Students show their 'metal' to prevent water-borne diseases
Published on 16 July, 2010
India's Riti Sharan and former Bangladesh student Sadia Jihan Khan have crossed paths in Rockhampton, where they have been swapping notes on using metals to kill water-borne diseases.
The PhD researchers share a common supervisor, Professor Rob Reed at CQUniversity, and both presented posters on their projects at the Australian Society of Microbiology Conference in Sydney recently (July 4-8).
Riti (left) and Sadia compare research notes. Insets include Riti with a traditional copper vessel and Sadia's test equipmentPunjab-based Riti is doing laboratory analysis to show how the ancient practice of storing drinking water in copper vessels actually works in killing bacterial diseases, especially cholera, dysentery, typhoid and diarrhoea/gastro-enteritis, as well as viral pathogens.
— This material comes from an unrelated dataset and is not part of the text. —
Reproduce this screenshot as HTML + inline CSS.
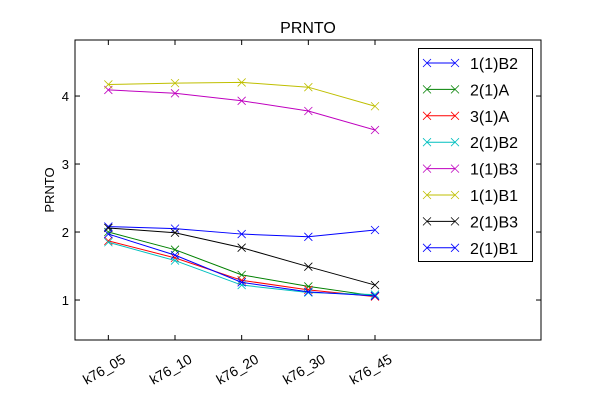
<!DOCTYPE html>
<html><head><meta charset="utf-8"><style>
body{margin:0;background:#fff;}
svg text{font-family:"Liberation Sans","DejaVu Sans",sans-serif;}
</style></head><body>
<svg id="chart" width="600" height="400" xmlns="http://www.w3.org/2000/svg">
<rect width="600" height="400" fill="#fff"/>
<text x="308" y="33" font-size="16" text-anchor="middle">PRNTO</text>
<text x="54" y="190" font-size="13" text-anchor="middle" transform="rotate(-90 54 190)">PRNTO</text>
<g id="plot"></g>
<rect x="75" y="40" width="466" height="300" fill="none" stroke="#000" stroke-width="1"/>
<g id="legend"></g>
</svg>
<script>
const categories = ["k76_05","k76_10","k76_20","k76_30","k76_45"];
const seriesNames = ["1(1)B2","2(1)A","3(1)A","2(1)B2","1(1)B3","1(1)B1","2(1)B3","2(1)B1"];
const seriesColors = ["#0000ff","#008000","#ff0000","#00bfbf","#bf00bf","#bfbf00","#000000","#0000ff"];
const s_1_1_B2 = [2.08,2.05,1.97,1.93,2.03];
const s_2_1_A = [2.00,1.74,1.37,1.20,1.06];
const s_3_1_A = [1.87,1.62,1.29,1.15,1.05];
const s_2_1_B2 = [1.85,1.58,1.22,1.11,1.08];
const s_1_1_B3 = [4.09,4.04,3.93,3.78,3.50];
const s_1_1_B1 = [4.17,4.19,4.20,4.13,3.85];
const s_2_1_B3 = [2.06,1.99,1.77,1.49,1.22];
const s_2_1_B1 = [1.97,1.66,1.26,1.12,1.06];
const seriesValues = [s_1_1_B2,s_2_1_A,s_3_1_A,s_2_1_B2,s_1_1_B3,s_1_1_B1,s_2_1_B3,s_2_1_B1];
const yTicks = [1,2,3,4];

const NS="http://www.w3.org/2000/svg";
const L=75,R=541,T=40,B=340;
const xMin=-0.5,xMax=6.49,yMin=0.412,yMax=4.824;
function xs(i){return L+(i-xMin)/(xMax-xMin)*(R-L);}
function ys(v){return B-(v-yMin)/(yMax-yMin)*(B-T);}
function mk(tag,attrs,parent){const e=document.createElementNS(NS,tag);for(const k in attrs)e.setAttribute(k,attrs[k]);parent.appendChild(e);return e;}
const plot=document.getElementById('plot');
categories.forEach((c,i)=>{
  const x=xs(i);
  const t1=mk('line',{x1:x,x2:x,y1:B,y2:B-5,stroke:'#000'},plot);
  
  
  const t2=mk('line',{x1:x,x2:x,y1:T,y2:T+5,stroke:'#000'},plot);
  
  
  const ax=x+18, ay=B+22;
  const lb=mk('text',{x:ax,y:ay,'font-size':14,'text-anchor':'end',transform:`rotate(-30 ${ax} ${ay})`},plot);
  lb.textContent=c;
  
  
});
yTicks.forEach(v=>{
  const y=ys(v);
  const t1=mk('line',{x1:L,x2:L+5,y1:y,y2:y,stroke:'#000'},plot);
  
  
  const t2=mk('line',{x1:R,x2:R-5,y1:y,y2:y,stroke:'#000'},plot);
  
  
  const lb=mk('text',{x:L-6,y:y+5,'font-size':13,'text-anchor':'end'},plot);
  lb.textContent=v;
  
  
});
function cross(g,x,y,c){
  mk('path',{d:`M${x-4},${y-4}L${x+4},${y+4}M${x-4},${y+4}L${x+4},${y-4}`,stroke:c,'stroke-width':0.8,fill:'none'},g);
}
seriesValues.forEach((vals,si)=>{
  const g=mk('g',{},plot);
  
  
  const pts=vals.map((v,i)=>xs(i)+','+ys(v)).join(' ');
  mk('polyline',{points:pts,fill:'none',stroke:seriesColors[si],'stroke-width':1},g);
  vals.forEach((v,i)=>cross(g,xs(i),ys(v),seriesColors[si]));
});
const leg=document.getElementById('legend');
const box=mk('rect',{x:418.5,y:48.5,width:114,height:213,fill:'#fff',stroke:'#000'},leg);


seriesNames.forEach((n,i)=>{
  const y=63+i*26.4;
  const g=mk('g',{},leg);
  
  
  mk('line',{x1:427,x2:455,y1:y,y2:y,stroke:seriesColors[i]},g);
  cross(g,427,y,seriesColors[i]);cross(g,455,y,seriesColors[i]);
  const t=mk('text',{x:470,y:y+6,'font-size':16},g);
  t.textContent=n;
});
</script>
</body></html>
Riti's work should help community planners encourage use of the most cost-effective and safe copper vessels and water storage procedures throughout areas of Asia, where many people draw their water from natural watercourses.
Sadia, who has come to Australia via a Masters program in New Zealand, is using metal in a different way to harness sunshine as a disinfectant for aquaculture pond systems, such as prawn hatcheries, which provide seafoods for millions across the globe.
Her system involves circulating pond water across a glass plate covered with a thin film of titanium dioxide, which acts as a solar disinfection catalyst without becoming a residue. If shown to be effective the system will reduce the chance that antibiotics or other treatment residues will get into the food chain.
CQUniversity engineer Dr Mohammad Rasul is supervising the structural side of Sadia's project.
"The economic significance is considerable," Sadia says. "At present, bacterial and viral disease must be treated using antibiotics and similar chemical approaches, creating problems at the retail level when antibiotic residues are present, as well as leading to the development of antibiotic-resistant bacteria, with consequences for animal and human use of such antibiotics.
"This project will enable such antibiotics to be replaced by a low-cost, sustainable approach leaving no residual chemicals in the water and thereby improving the quality of the prawn stock."